A ‘non-stick’ frying pan?
“You don’t like it?”
Non-stick? [smashes rest of gifts] YOU KNOW HOW MUCH I LOVE STICKS BRENDA
I’m not usually vengeful, but when I am it’s because someone gave my kid a whistle.
I was home alone the other day and was frightened by a very loud noise, then I realized it was just my stomach growling.
maybe there is no I in team but I see there is a goat in go team, so that’s fun
A couple weeks ago I left my front door open and my Roomba got out. This morning it showed up on my porch pregnant, with a dead bird in its mouth.

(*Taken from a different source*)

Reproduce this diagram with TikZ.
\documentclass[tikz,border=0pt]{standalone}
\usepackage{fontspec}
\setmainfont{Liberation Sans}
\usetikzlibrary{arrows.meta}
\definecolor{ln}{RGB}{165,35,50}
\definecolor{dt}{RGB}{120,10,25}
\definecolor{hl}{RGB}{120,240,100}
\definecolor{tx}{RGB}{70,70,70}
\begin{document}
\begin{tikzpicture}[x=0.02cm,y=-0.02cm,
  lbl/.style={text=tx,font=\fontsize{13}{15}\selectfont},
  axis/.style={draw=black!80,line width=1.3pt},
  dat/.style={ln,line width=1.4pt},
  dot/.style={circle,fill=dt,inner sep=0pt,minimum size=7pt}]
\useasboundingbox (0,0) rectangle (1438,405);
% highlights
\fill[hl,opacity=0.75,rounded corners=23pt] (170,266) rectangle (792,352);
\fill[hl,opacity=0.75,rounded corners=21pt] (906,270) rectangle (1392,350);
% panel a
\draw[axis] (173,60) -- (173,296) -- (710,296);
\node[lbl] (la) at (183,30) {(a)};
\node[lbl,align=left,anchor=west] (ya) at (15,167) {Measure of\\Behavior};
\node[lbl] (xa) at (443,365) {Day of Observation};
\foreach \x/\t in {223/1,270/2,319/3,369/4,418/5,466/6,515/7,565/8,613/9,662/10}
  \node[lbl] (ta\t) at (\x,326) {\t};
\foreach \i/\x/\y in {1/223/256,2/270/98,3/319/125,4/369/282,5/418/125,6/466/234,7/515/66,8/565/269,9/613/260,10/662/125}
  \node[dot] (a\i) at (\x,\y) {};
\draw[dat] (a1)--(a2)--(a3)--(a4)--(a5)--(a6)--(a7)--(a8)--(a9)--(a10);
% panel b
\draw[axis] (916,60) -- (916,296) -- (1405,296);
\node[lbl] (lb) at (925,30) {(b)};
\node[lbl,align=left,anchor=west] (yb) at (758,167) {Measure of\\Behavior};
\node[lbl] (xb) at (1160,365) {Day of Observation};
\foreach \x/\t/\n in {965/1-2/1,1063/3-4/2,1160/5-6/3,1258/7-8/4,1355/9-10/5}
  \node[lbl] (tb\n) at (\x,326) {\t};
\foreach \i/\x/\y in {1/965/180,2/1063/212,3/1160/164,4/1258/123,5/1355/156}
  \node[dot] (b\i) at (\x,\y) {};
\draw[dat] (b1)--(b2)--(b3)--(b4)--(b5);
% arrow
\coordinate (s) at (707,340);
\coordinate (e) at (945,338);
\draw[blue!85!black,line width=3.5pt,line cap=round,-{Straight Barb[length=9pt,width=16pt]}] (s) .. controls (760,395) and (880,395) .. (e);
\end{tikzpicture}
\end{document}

He died doing what he loved.
Taking a french fry off my plate.
Having Justin Bieber sing at your funeral so your death will be the second worst thing happening to your friends that day.
god: i need you to get me some teeth
fairy: what
god: from children
fairy: WHAT
god: ok fine pay them
Toddler: *crawling across the desert*
Kind stranger: *offers water*
Toddler: No, red cup!
[first day as a teacher]
me: today we’re learning the alphabet
kid: that’s easy
me: no it’s A-Z idiot
At what age do kids actually start washing their hands instead of just getting them wet for 5 seconds?
It’s not 13.
Barista: Name?
Me: Ursula
Barista: With an E?
Me: no, U
[Crossword]
7 across) Person you work with, 9 letters
COWORKER
21 down) Person you hate, 9 letters
COWORKER
Just saw that my wife was googling ballroom dancing lessons and now I’m hoping that she’s having an affair.
me: haha no I’m not ready to have kids yet
landlord: no not parent, “pay rent.”
me: don’t get me started. i’m not compensated well at work whatsoever.
landlord: NO NOT PAY RANT!
by age 35 you should hate at least 4 neighborhood kids
Have you ever felt like something was touching your face at night? Don’t you worry. It’s just a MOTH, DRINKING YOUR TEARS WHILE YOU SLEEP.
My youngest just learned that he and his older brother have the same last name. He said, “You mean you never told me this?!” 😆
I always try to hold the door open for women I see walk by, so we can talk and get to know each other. But none of them will get in my car.
Spider bucket list:
1. Eat flies
2. Don’t get squashed by a crazy screaming lady when all I’m doing is eating flies
3. Meet Peter Parker
(child accidentally being born in butcher shop)
Shirtless mother: what should we name him?
Father: um..*looks around room* a..bra…ham
This “violence in the workplace” seminar is only teaching us what we shouldn’t do. No fighting techniques or anything.
Every email I ever send: Hello! I am extremely excited to be corresponding with you! You can tell by the number of exclamation points I use! Here is one sentence with a period so that I don’t come across as manic. Thanks!
You never get a second chance to make a first impression…
…and so I bite.
Finally; someone explained Bitcoin in a way I can understand
Superheroes come from broken homes & inattentive parents.
Parents, stop hugging your kids. We need a Batman.
Why is it that “fire sauce” isn’t made with any real fire? Seems like false advertising.